Inspired by recent reads from the Quadrille Classic Voices in Food series and having spotted a few old recipes in Simon Hopkinson’s Roast Chicken and Other Stories whilst doing my Cookery Book Supper Club ‘homework’, I decided to give a couple a go yesterday for our Easter Sunday lunch.

For our main course, breast of lamb Ste- Ménéhould,  the recipe for which appears in the book exactly as it was written in Elizabeth David’s An Omelette and a Glass of Wine, including a reference to the cost of the meat in Harrods (8d a pound).

Breast of lamb is a cheap and often overlooked cut of meat which has seen something of a revival in recent times with many a chef extolling its virtues on cookery shows and in food mags. I’ve come to appreciate the meat again after eating it over the last few months at Flinty Red, the Mi Casa pop up and Abode Manchester, my experiences far removed from my memories of very fatty, stuffed and rolled roast breast of lamb as a child.

The two-part cooking process of this recipe appealed to me since it would surely result in a succulent and tasty piece of meat and ample opportunity to render most of the fat. The lamb is first braised in water with carrot, onion and herbs for a couple of hours (I chose parsley stalks, a sprig of rosemary and a bay leaf as it’s what I had to hand and threw in some peppercorns for extra punch). The bones are removed and the meat is left to cool under a weight, after which it’s easy to trim off some of the remaining skin and fat if you wish. The lamb is then sliced, brushed with mustard before being egg and breadcrumbed and cooked for a second time.

Served with a sharp mustard vinaigrette with plenty of parsley, it was a lovely Easter treat. Breast of lamb Ste- Ménéhould is one of those fantastic dishes which shows that a little can go a long way and that, with a little time and imagination, it’s more than possible to eat like a king on a budget.

For dessert I chose to make lemon surprise pudding. This pudding, of which Simon says he never tires, comes from the Four Seasons Cookery Book by Margaret Costa, once owner of a restaurant called Lacy’s in London. This being a recipe for a self-saucing pudding, the surprise for my unsuspecting dinner guest would be found when digging the spoon into the pudding; under the sponge there’d be a delicious creamy lemon sauce.

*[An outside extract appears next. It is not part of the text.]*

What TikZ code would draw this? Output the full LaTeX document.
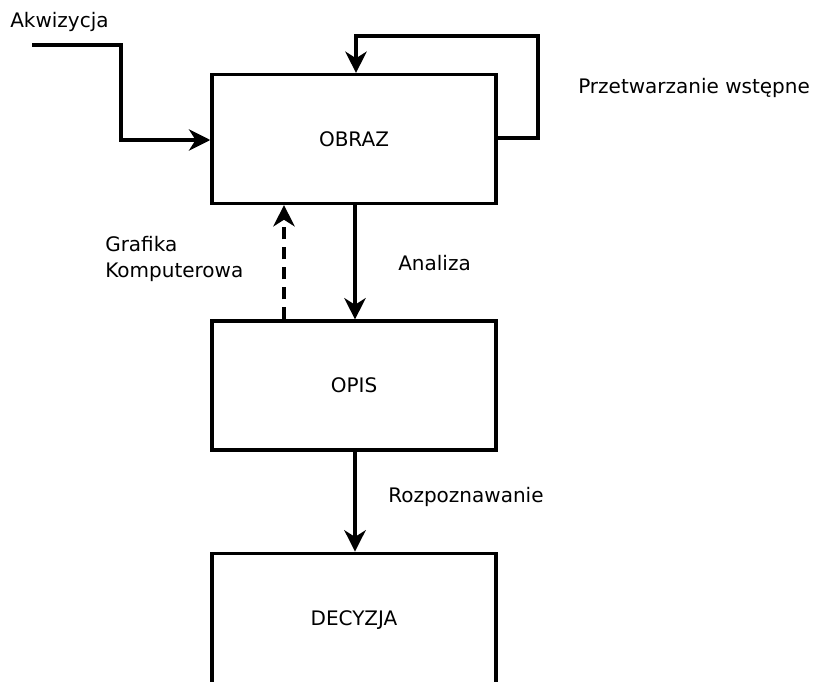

As the cook, I received two surprises! Firstly, the raw mixture is nothing like anything I’ve come across before and as I was combining the ingredients I was incredulous that this ‘slop’ could turn into a delicious dessert. I would surely need a miracle to deliver the final surprise but I kept my faith in the recipe!

The zesty wafts coming from the oven were encouraging. I was hopeful that we’d have a refreshing dessert to finish the meal. 

SURPRISE!

The surprise was jaw-dropping! Underneath the lemon scented curdled mess was a pool of lemon flavoured water. The pudding was an unmitigated disaster and it was time to raid the fridge for chocolate!

Disappointed and annoyed at the results, I questioned myself and the recipe. I’m not a regular pudding maker so perhaps it was my inexperience showing through? Had I mis-read something? Had I mixed the ingredients in the wrong way? No, I had followed the short and simple recipe to the letter.

A quick Google this morning to see if there was perhaps a typo in the recipe (15g of flour couldn’t be right?) led to this amusing Simply Clare blog post on the subject of lemon surprise pudding. I’m not alone. Her experience and those of the numerous people posting comments reflected my own. If only I’d found this before attempting the recipe!

There’s a lesson to be learnt from my homework. Breathing a new lease of life into old recipes so that we can continue to enjoy our culinary past for generations to come should be encouraged but it’s vitally important to thoroughly test a recipe before it’s published.  

Never one to be defeated, I’m going to try to rectify the recipe and return it’s true element of surprise. Until that time, lemon surprise pudding is a heritage recipe I won’t be passing onto my children and grandchildren!